Currently, the 0.13 driver chain seems to be the most stable and useful choice
for HermesI based cards. The 0.15 drivers have shown some instability in
monitor mode and don't work at all with many firmware versions.

The Orinoco drivers attempt to support Prism2 cards as well, but much better
functionality is available from HostAP (http://hostap.epitest.fi) and USB
support is available with WLAN-NG (http://linux-wlan.com). Prism2 specific
drivers should always be used for prism2 cards.

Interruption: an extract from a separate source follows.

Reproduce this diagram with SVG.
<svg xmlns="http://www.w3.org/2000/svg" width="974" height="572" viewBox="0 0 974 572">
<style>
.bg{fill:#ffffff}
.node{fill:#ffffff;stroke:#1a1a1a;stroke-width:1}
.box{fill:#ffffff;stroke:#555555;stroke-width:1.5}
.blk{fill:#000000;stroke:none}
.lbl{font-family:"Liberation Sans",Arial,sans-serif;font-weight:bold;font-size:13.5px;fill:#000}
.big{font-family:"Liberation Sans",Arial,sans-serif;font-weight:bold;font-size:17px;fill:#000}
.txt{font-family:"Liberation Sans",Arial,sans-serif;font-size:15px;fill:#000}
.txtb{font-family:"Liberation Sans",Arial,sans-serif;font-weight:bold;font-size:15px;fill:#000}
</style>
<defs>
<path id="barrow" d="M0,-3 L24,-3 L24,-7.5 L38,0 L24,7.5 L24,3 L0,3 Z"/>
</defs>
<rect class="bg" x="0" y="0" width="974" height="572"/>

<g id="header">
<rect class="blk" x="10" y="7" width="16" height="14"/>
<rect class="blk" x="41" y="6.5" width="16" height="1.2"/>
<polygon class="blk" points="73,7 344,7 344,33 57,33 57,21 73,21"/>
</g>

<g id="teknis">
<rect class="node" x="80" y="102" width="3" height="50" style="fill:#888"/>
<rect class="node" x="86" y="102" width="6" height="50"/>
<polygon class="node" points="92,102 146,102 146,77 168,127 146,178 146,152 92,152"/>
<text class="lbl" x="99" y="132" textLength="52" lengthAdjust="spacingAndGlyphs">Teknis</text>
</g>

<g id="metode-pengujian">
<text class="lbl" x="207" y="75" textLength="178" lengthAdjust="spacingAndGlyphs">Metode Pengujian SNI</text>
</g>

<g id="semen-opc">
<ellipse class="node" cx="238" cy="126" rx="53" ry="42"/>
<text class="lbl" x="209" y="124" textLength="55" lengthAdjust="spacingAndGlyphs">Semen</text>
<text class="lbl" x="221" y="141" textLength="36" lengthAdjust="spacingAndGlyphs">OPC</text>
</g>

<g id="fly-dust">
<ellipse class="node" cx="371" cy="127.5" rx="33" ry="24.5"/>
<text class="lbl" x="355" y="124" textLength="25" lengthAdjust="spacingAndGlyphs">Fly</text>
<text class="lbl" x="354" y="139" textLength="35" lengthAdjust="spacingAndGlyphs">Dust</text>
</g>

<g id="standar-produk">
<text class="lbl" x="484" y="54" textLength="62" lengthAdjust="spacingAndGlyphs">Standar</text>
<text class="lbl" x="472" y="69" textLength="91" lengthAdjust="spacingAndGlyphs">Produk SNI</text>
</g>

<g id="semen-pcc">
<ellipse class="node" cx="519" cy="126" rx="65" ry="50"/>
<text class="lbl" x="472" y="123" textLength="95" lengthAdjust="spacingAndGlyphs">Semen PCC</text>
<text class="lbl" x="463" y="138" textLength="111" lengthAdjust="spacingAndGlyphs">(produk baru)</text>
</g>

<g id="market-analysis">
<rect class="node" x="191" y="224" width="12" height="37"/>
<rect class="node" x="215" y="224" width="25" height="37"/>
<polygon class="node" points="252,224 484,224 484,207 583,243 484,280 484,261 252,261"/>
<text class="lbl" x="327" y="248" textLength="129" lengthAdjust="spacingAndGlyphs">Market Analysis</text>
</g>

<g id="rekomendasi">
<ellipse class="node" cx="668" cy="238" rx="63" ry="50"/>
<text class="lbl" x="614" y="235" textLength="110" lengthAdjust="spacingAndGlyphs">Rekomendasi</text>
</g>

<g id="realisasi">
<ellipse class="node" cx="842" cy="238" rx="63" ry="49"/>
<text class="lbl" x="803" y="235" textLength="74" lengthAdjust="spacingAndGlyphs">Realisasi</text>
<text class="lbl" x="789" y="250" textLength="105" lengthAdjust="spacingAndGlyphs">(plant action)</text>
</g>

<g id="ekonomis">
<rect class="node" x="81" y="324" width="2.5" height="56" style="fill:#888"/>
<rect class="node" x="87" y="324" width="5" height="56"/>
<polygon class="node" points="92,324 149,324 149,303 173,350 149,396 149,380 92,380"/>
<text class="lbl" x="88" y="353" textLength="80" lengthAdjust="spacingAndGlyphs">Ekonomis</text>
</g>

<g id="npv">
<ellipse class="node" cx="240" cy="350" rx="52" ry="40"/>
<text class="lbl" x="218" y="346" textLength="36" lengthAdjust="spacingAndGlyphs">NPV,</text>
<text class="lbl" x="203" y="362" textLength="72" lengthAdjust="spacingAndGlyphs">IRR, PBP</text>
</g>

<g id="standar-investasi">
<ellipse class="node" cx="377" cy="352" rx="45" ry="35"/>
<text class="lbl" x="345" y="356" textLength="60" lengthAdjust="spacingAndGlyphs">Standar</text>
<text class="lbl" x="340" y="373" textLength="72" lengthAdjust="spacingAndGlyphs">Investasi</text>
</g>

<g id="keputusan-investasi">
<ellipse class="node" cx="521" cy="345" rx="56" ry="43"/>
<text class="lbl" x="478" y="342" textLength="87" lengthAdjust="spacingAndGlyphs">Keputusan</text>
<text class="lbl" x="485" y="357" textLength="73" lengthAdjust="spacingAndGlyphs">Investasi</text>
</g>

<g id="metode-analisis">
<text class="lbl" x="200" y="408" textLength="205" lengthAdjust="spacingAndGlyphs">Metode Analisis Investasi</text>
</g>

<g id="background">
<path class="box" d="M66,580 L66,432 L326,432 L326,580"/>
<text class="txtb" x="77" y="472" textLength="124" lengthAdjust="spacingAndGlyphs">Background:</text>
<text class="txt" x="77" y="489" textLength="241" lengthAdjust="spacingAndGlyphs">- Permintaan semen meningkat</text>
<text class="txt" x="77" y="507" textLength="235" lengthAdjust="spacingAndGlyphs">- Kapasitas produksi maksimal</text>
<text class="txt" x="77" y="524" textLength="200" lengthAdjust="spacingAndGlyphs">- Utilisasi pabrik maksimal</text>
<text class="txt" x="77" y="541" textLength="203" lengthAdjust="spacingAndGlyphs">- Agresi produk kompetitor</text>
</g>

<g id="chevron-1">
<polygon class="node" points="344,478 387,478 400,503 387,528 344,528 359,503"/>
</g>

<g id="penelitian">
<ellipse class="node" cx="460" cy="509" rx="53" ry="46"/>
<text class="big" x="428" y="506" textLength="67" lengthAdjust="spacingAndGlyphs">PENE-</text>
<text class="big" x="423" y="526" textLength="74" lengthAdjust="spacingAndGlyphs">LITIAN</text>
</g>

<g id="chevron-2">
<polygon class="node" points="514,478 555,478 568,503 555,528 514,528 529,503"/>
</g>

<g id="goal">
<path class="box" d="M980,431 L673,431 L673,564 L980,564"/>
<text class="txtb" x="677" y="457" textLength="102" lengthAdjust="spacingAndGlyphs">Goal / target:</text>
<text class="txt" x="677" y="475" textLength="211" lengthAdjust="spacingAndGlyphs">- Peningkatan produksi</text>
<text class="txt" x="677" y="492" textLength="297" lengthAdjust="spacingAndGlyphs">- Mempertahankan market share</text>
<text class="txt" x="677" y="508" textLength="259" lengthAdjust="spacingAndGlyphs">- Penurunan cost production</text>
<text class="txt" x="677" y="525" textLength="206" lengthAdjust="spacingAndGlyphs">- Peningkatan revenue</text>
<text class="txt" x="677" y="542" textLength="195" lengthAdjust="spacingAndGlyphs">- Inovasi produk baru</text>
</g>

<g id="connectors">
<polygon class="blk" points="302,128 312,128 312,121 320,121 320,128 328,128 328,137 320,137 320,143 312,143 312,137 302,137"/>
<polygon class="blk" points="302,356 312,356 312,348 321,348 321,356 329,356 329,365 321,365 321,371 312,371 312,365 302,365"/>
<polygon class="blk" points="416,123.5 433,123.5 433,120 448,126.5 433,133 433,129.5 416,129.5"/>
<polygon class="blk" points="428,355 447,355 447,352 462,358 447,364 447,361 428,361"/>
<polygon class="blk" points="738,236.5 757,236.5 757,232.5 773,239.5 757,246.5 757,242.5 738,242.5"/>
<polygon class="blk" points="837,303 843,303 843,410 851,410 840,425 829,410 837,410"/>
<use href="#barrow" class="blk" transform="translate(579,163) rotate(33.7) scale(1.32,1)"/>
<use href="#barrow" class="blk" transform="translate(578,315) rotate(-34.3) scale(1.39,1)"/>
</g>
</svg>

7. But I did all this, and it doesn't work

If you've applied all the patches and tools like Kismet still say unable to
enter monitor mode, or if ``iwpriv ethX'' doesn't show 'monitor' on the
0.13 drivers: You did it wrong.

Either you did not apply the patch, or you aren't running the drivers you
think you're running. Find all the old driver components in your
/lib/modules/<version>/ directory:
orinoco.[k]o
hermes.[k]o
orinoco_cs.[k]o
orinoco_pci.[k]o
orinoco_plx.[k]o
orinoco_tmd.[k]o

2.6.x kernels use the extension '.ko' for modules. 2.4 kernels use the
extension '.o'. Make sure that no old copies of the modules are in diffrent
directories that might be loaded before the patched drivers.

Make sure you have removed the current running drivers using ``rmmod''.